> WHAT YOU HAVE TO DO
The data below should be printed in full, exactly, and without any of its images.

> DATA
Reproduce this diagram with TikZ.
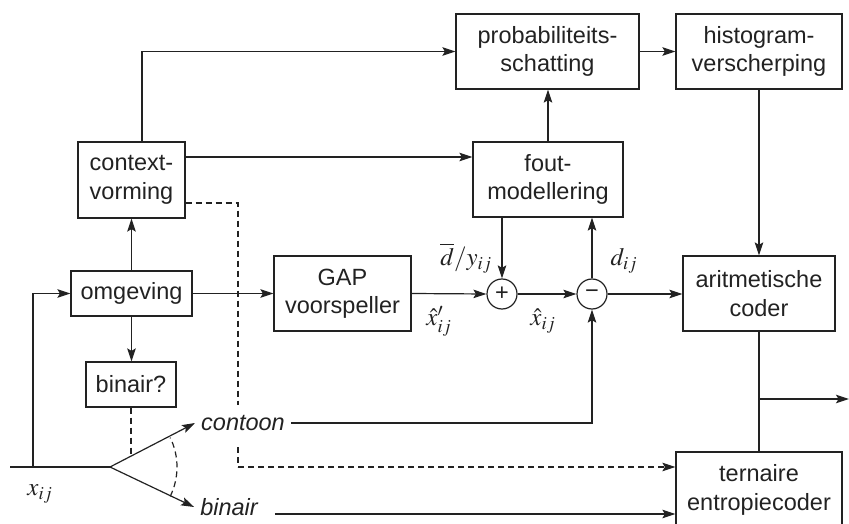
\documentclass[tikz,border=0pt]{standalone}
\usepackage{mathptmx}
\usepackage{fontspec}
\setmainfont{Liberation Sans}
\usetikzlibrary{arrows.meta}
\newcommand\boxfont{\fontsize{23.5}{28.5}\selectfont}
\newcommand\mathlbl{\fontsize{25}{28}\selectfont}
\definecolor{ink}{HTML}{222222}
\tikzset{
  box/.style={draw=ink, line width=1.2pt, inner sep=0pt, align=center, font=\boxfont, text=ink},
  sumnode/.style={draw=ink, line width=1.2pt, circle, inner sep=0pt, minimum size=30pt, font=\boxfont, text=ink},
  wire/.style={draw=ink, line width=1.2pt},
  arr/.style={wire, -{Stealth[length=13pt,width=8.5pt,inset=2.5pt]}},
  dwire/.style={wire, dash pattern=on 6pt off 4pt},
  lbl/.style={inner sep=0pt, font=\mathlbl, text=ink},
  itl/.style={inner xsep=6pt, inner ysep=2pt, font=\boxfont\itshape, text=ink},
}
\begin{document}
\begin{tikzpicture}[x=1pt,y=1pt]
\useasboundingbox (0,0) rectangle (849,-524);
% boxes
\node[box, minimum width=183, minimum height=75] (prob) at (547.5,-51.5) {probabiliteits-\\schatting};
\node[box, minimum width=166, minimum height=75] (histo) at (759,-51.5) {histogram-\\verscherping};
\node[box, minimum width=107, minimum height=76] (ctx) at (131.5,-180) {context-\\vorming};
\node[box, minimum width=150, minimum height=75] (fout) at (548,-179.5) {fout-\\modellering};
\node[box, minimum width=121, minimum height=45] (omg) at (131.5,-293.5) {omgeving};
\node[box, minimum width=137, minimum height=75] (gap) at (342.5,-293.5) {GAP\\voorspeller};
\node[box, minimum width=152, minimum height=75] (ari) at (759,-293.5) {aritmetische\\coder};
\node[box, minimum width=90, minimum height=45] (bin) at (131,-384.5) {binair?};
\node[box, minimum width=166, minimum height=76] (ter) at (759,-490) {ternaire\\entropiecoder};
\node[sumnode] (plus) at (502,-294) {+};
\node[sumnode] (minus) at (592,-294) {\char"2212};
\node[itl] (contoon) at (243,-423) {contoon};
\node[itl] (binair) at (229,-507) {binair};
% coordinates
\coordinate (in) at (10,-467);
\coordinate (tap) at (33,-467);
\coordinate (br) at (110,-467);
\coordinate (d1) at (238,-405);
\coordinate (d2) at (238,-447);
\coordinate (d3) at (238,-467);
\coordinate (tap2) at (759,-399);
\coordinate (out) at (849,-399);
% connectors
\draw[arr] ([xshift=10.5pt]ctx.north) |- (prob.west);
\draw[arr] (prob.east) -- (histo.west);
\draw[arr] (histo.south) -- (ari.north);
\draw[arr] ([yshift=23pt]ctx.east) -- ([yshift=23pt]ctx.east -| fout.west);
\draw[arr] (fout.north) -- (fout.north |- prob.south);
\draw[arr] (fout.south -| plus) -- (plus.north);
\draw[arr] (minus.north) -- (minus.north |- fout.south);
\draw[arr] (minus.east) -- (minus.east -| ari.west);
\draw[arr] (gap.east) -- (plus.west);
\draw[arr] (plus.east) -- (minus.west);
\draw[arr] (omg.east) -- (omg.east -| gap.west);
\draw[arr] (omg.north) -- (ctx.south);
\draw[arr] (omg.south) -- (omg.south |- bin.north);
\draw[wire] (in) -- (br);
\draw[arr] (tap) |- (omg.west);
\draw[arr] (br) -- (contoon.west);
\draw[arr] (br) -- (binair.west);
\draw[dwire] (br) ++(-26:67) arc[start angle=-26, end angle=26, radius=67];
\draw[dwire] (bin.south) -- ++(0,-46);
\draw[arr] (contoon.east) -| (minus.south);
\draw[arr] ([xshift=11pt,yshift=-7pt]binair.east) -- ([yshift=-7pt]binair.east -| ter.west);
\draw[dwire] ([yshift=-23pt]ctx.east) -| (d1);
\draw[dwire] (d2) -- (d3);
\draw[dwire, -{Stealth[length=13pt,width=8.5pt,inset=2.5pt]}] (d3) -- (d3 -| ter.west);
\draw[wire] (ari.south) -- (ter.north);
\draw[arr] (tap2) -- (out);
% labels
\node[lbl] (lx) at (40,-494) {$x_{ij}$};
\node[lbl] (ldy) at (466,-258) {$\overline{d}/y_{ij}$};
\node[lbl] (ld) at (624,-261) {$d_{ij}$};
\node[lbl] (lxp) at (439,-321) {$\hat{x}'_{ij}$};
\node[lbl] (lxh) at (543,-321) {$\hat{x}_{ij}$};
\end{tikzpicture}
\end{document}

> EXERCISE OUTPUT
Reproduce this diagram with TikZ.
\documentclass[tikz,border=0pt]{standalone}
\usepackage{mathptmx}
\usepackage{fontspec}
\setmainfont{Liberation Sans}
\usetikzlibrary{arrows.meta}
\newcommand\boxfont{\fontsize{23.5}{28.5}\selectfont}
\newcommand\mathlbl{\fontsize{25}{28}\selectfont}
\definecolor{ink}{HTML}{222222}
\tikzset{
  box/.style={draw=ink, line width=1.2pt, inner sep=0pt, align=center, font=\boxfont, text=ink},
  sumnode/.style={draw=ink, line width=1.2pt, circle, inner sep=0pt, minimum size=30pt, font=\boxfont, text=ink},
  wire/.style={draw=ink, line width=1.2pt},
  arr/.style={wire, -{Stealth[length=13pt,width=8.5pt,inset=2.5pt]}},
  dwire/.style={wire, dash pattern=on 6pt off 4pt},
  lbl/.style={inner sep=0pt, font=\mathlbl, text=ink},
  itl/.style={inner xsep=6pt, inner ysep=2pt, font=\boxfont\itshape, text=ink},
}
\begin{document}
\begin{tikzpicture}[x=1pt,y=1pt]
\useasboundingbox (0,0) rectangle (849,-524);
% boxes
\node[box, minimum width=183, minimum height=75] (prob) at (547.5,-51.5) {probabiliteits-\\schatting};
\node[box, minimum width=166, minimum height=75] (histo) at (759,-51.5) {histogram-\\verscherping};
\node[box, minimum width=107, minimum height=76] (ctx) at (131.5,-180) {context-\\vorming};
\node[box, minimum width=150, minimum height=75] (fout) at (548,-179.5) {fout-\\modellering};
\node[box, minimum width=121, minimum height=45] (omg) at (131.5,-293.5) {omgeving};
\node[box, minimum width=137, minimum height=75] (gap) at (342.5,-293.5) {GAP\\voorspeller};
\node[box, minimum width=152, minimum height=75] (ari) at (759,-293.5) {aritmetische\\coder};
\node[box, minimum width=90, minimum height=45] (bin) at (131,-384.5) {binair?};
\node[box, minimum width=166, minimum height=76] (ter) at (759,-490) {ternaire\\entropiecoder};
\node[sumnode] (plus) at (502,-294) {+};
\node[sumnode] (minus) at (592,-294) {\char"2212};
\node[itl] (contoon) at (243,-423) {contoon};
\node[itl] (binair) at (229,-507) {binair};
% coordinates
\coordinate (in) at (10,-467);
\coordinate (tap) at (33,-467);
\coordinate (br) at (110,-467);
\coordinate (d1) at (238,-405);
\coordinate (d2) at (238,-447);
\coordinate (d3) at (238,-467);
\coordinate (tap2) at (759,-399);
\coordinate (out) at (849,-399);
% connectors
\draw[arr] ([xshift=10.5pt]ctx.north) |- (prob.west);
\draw[arr] (prob.east) -- (histo.west);
\draw[arr] (histo.south) -- (ari.north);
\draw[arr] ([yshift=23pt]ctx.east) -- ([yshift=23pt]ctx.east -| fout.west);
\draw[arr] (fout.north) -- (fout.north |- prob.south);
\draw[arr] (fout.south -| plus) -- (plus.north);
\draw[arr] (minus.north) -- (minus.north |- fout.south);
\draw[arr] (minus.east) -- (minus.east -| ari.west);
\draw[arr] (gap.east) -- (plus.west);
\draw[arr] (plus.east) -- (minus.west);
\draw[arr] (omg.east) -- (omg.east -| gap.west);
\draw[arr] (omg.north) -- (ctx.south);
\draw[arr] (omg.south) -- (omg.south |- bin.north);
\draw[wire] (in) -- (br);
\draw[arr] (tap) |- (omg.west);
\draw[arr] (br) -- (contoon.west);
\draw[arr] (br) -- (binair.west);
\draw[dwire] (br) ++(-26:67) arc[start angle=-26, end angle=26, radius=67];
\draw[dwire] (bin.south) -- ++(0,-46);
\draw[arr] (contoon.east) -| (minus.south);
\draw[arr] ([xshift=11pt,yshift=-7pt]binair.east) -- ([yshift=-7pt]binair.east -| ter.west);
\draw[dwire] ([yshift=-23pt]ctx.east) -| (d1);
\draw[dwire] (d2) -- (d3);
\draw[dwire, -{Stealth[length=13pt,width=8.5pt,inset=2.5pt]}] (d3) -- (d3 -| ter.west);
\draw[wire] (ari.south) -- (ter.north);
\draw[arr] (tap2) -- (out);
% labels
\node[lbl] (lx) at (40,-494) {$x_{ij}$};
\node[lbl] (ldy) at (466,-258) {$\overline{d}/y_{ij}$};
\node[lbl] (ld) at (624,-261) {$d_{ij}$};
\node[lbl] (lxp) at (439,-321) {$\hat{x}'_{ij}$};
\node[lbl] (lxh) at (543,-321) {$\hat{x}_{ij}$};
\end{tikzpicture}
\end{document}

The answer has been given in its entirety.